GOAL
Copy all lines below exactly as written. Leave pictures out.

COLLECTED MATERIAL
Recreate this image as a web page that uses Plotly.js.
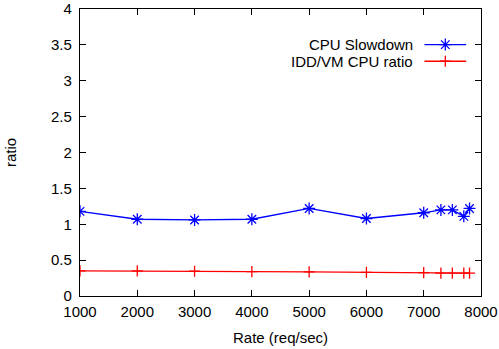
<!DOCTYPE html>
<html><head><meta charset="utf-8">
<script src="https://cdn.plot.ly/plotly-3.0.1.min.js"></script>
<style>html,body{margin:0;padding:0;background:#fff}#chart{width:499px;height:349px}</style>
</head><body><div id="chart"></div>
<script>
const rate = [1000, 2000, 3000, 4000, 5000, 6000, 7000, 7300, 7500, 7700, 7800];
const cpuSlowdown = [1.18, 1.07, 1.06, 1.07, 1.22, 1.08, 1.16, 1.20, 1.20, 1.11, 1.22];
const iddVmRatio = [0.35, 0.35, 0.345, 0.34, 0.335, 0.33, 0.325, 0.32, 0.32, 0.32, 0.32];
const seriesNames = ["CPU Slowdown", "IDD/VM CPU ratio"];
const xTicks = [1000, 2000, 3000, 4000, 5000, 6000, 7000, 8000];
const yTicks = [0, 0.5, 1, 1.5, 2, 2.5, 3, 3.5, 4];

const font = {family: "Liberation Sans, Arial, sans-serif", size: 15, color: "#000"};
const blue = "#0000ff", red = "#ff0000";
const starMarker = {symbol: "asterisk-open", size: 10, color: blue, line: {color: blue, width: 1.3}};
const plusMarker = {symbol: "cross-thin-open", size: 8, color: red, line: {color: red, width: 1.3}};
const leg1 = 0.876, leg2 = 0.818;

const traces = [
  {x: rate, y: cpuSlowdown, mode: "lines+markers", name: seriesNames[0], line: {color: blue, width: 1.3}, marker: starMarker},
  {x: rate, y: iddVmRatio, mode: "lines+markers", name: seriesNames[1], line: {color: red, width: 1.3}, marker: plusMarker},
  // legend samples
  {x: [0.859, 0.963], y: [leg1, leg1], xaxis: "x2", yaxis: "y2", mode: "lines", line: {color: blue, width: 1.3}, hoverinfo: "skip"},
  {x: [0.911], y: [leg1], xaxis: "x2", yaxis: "y2", mode: "markers", marker: starMarker, hoverinfo: "skip"},
  {x: [0.859, 0.963], y: [leg2, leg2], xaxis: "x2", yaxis: "y2", mode: "lines", line: {color: red, width: 1.3}, hoverinfo: "skip"},
  {x: [0.911], y: [leg2], xaxis: "x2", yaxis: "y2", mode: "markers", marker: plusMarker, hoverinfo: "skip"}
];

const axisCommon = {showgrid: false, zeroline: false, showline: true, mirror: "ticks", linecolor: "#000", linewidth: 1.2,
  ticks: "inside", ticklen: 6, tickcolor: "#000", tickwidth: 1, tickfont: font, ticklabeloverflow: "allow"};

const layout = {
  width: 499, height: 349, showlegend: false,
  margin: {l: 80, r: 18, t: 9, b: 53, pad: 0},
  paper_bgcolor: "#fff", plot_bgcolor: "#fff", font: font,
  xaxis: Object.assign({}, axisCommon, {range: [1000, 8000], tickvals: xTicks, ticktext: xTicks.map(String),
    ticklabelstandoff: 2, title: {text: "Rate (req/sec)", font: font, standoff: 13}, automargin: false}),
  yaxis: Object.assign({}, axisCommon, {range: [0, 4], tickvals: yTicks, ticktext: yTicks.map(String),
    ticklabelstandoff: 4, title: {text: "ratio", font: font, standoff: 30}, automargin: false}),
  xaxis2: {overlaying: "x", range: [0, 1], visible: false, fixedrange: true},
  yaxis2: {overlaying: "y", range: [0, 1], visible: false, fixedrange: true},
  annotations: [
    {xref: "paper", yref: "paper", x: 0.835, y: leg1, xanchor: "right", yanchor: "middle", text: seriesNames[0], showarrow: false, font: font},
    {xref: "paper", yref: "paper", x: 0.835, y: leg2, xanchor: "right", yanchor: "middle", text: seriesNames[1], showarrow: false, font: font}
  ]
};
Plotly.newPlot("chart", traces, layout, {displayModeBar: false, staticPlot: true});
</script></body></html>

REPLY TO THE EXERCISE
Recreate this image as a web page that uses Plotly.js.
<!DOCTYPE html>
<html><head><meta charset="utf-8">
<script src="https://cdn.plot.ly/plotly-3.0.1.min.js"></script>
<style>html,body{margin:0;padding:0;background:#fff}#chart{width:499px;height:349px}</style>
</head><body><div id="chart"></div>
<script>
const rate = [1000, 2000, 3000, 4000, 5000, 6000, 7000, 7300, 7500, 7700, 7800];
const cpuSlowdown = [1.18, 1.07, 1.06, 1.07, 1.22, 1.08, 1.16, 1.20, 1.20, 1.11, 1.22];
const iddVmRatio = [0.35, 0.35, 0.345, 0.34, 0.335, 0.33, 0.325, 0.32, 0.32, 0.32, 0.32];
const seriesNames = ["CPU Slowdown", "IDD/VM CPU ratio"];
const xTicks = [1000, 2000, 3000, 4000, 5000, 6000, 7000, 8000];
const yTicks = [0, 0.5, 1, 1.5, 2, 2.5, 3, 3.5, 4];

const font = {family: "Liberation Sans, Arial, sans-serif", size: 15, color: "#000"};
const blue = "#0000ff", red = "#ff0000";
const starMarker = {symbol: "asterisk-open", size: 10, color: blue, line: {color: blue, width: 1.3}};
const plusMarker = {symbol: "cross-thin-open", size: 8, color: red, line: {color: red, width: 1.3}};
const leg1 = 0.876, leg2 = 0.818;

const traces = [
  {x: rate, y: cpuSlowdown, mode: "lines+markers", name: seriesNames[0], line: {color: blue, width: 1.3}, marker: starMarker},
  {x: rate, y: iddVmRatio, mode: "lines+markers", name: seriesNames[1], line: {color: red, width: 1.3}, marker: plusMarker},
  // legend samples
  {x: [0.859, 0.963], y: [leg1, leg1], xaxis: "x2", yaxis: "y2", mode: "lines", line: {color: blue, width: 1.3}, hoverinfo: "skip"},
  {x: [0.911], y: [leg1], xaxis: "x2", yaxis: "y2", mode: "markers", marker: starMarker, hoverinfo: "skip"},
  {x: [0.859, 0.963], y: [leg2, leg2], xaxis: "x2", yaxis: "y2", mode: "lines", line: {color: red, width: 1.3}, hoverinfo: "skip"},
  {x: [0.911], y: [leg2], xaxis: "x2", yaxis: "y2", mode: "markers", marker: plusMarker, hoverinfo: "skip"}
];

const axisCommon = {showgrid: false, zeroline: false, showline: true, mirror: "ticks", linecolor: "#000", linewidth: 1.2,
  ticks: "inside", ticklen: 6, tickcolor: "#000", tickwidth: 1, tickfont: font, ticklabeloverflow: "allow"};

const layout = {
  width: 499, height: 349, showlegend: false,
  margin: {l: 80, r: 18, t: 9, b: 53, pad: 0},
  paper_bgcolor: "#fff", plot_bgcolor: "#fff", font: font,
  xaxis: Object.assign({}, axisCommon, {range: [1000, 8000], tickvals: xTicks, ticktext: xTicks.map(String),
    ticklabelstandoff: 2, title: {text: "Rate (req/sec)", font: font, standoff: 13}, automargin: false}),
  yaxis: Object.assign({}, axisCommon, {range: [0, 4], tickvals: yTicks, ticktext: yTicks.map(String),
    ticklabelstandoff: 4, title: {text: "ratio", font: font, standoff: 30}, automargin: false}),
  xaxis2: {overlaying: "x", range: [0, 1], visible: false, fixedrange: true},
  yaxis2: {overlaying: "y", range: [0, 1], visible: false, fixedrange: true},
  annotations: [
    {xref: "paper", yref: "paper", x: 0.835, y: leg1, xanchor: "right", yanchor: "middle", text: seriesNames[0], showarrow: false, font: font},
    {xref: "paper", yref: "paper", x: 0.835, y: leg2, xanchor: "right", yanchor: "middle", text: seriesNames[1], showarrow: false, font: font}
  ]
};
Plotly.newPlot("chart", traces, layout, {displayModeBar: false, staticPlot: true});
</script></body></html>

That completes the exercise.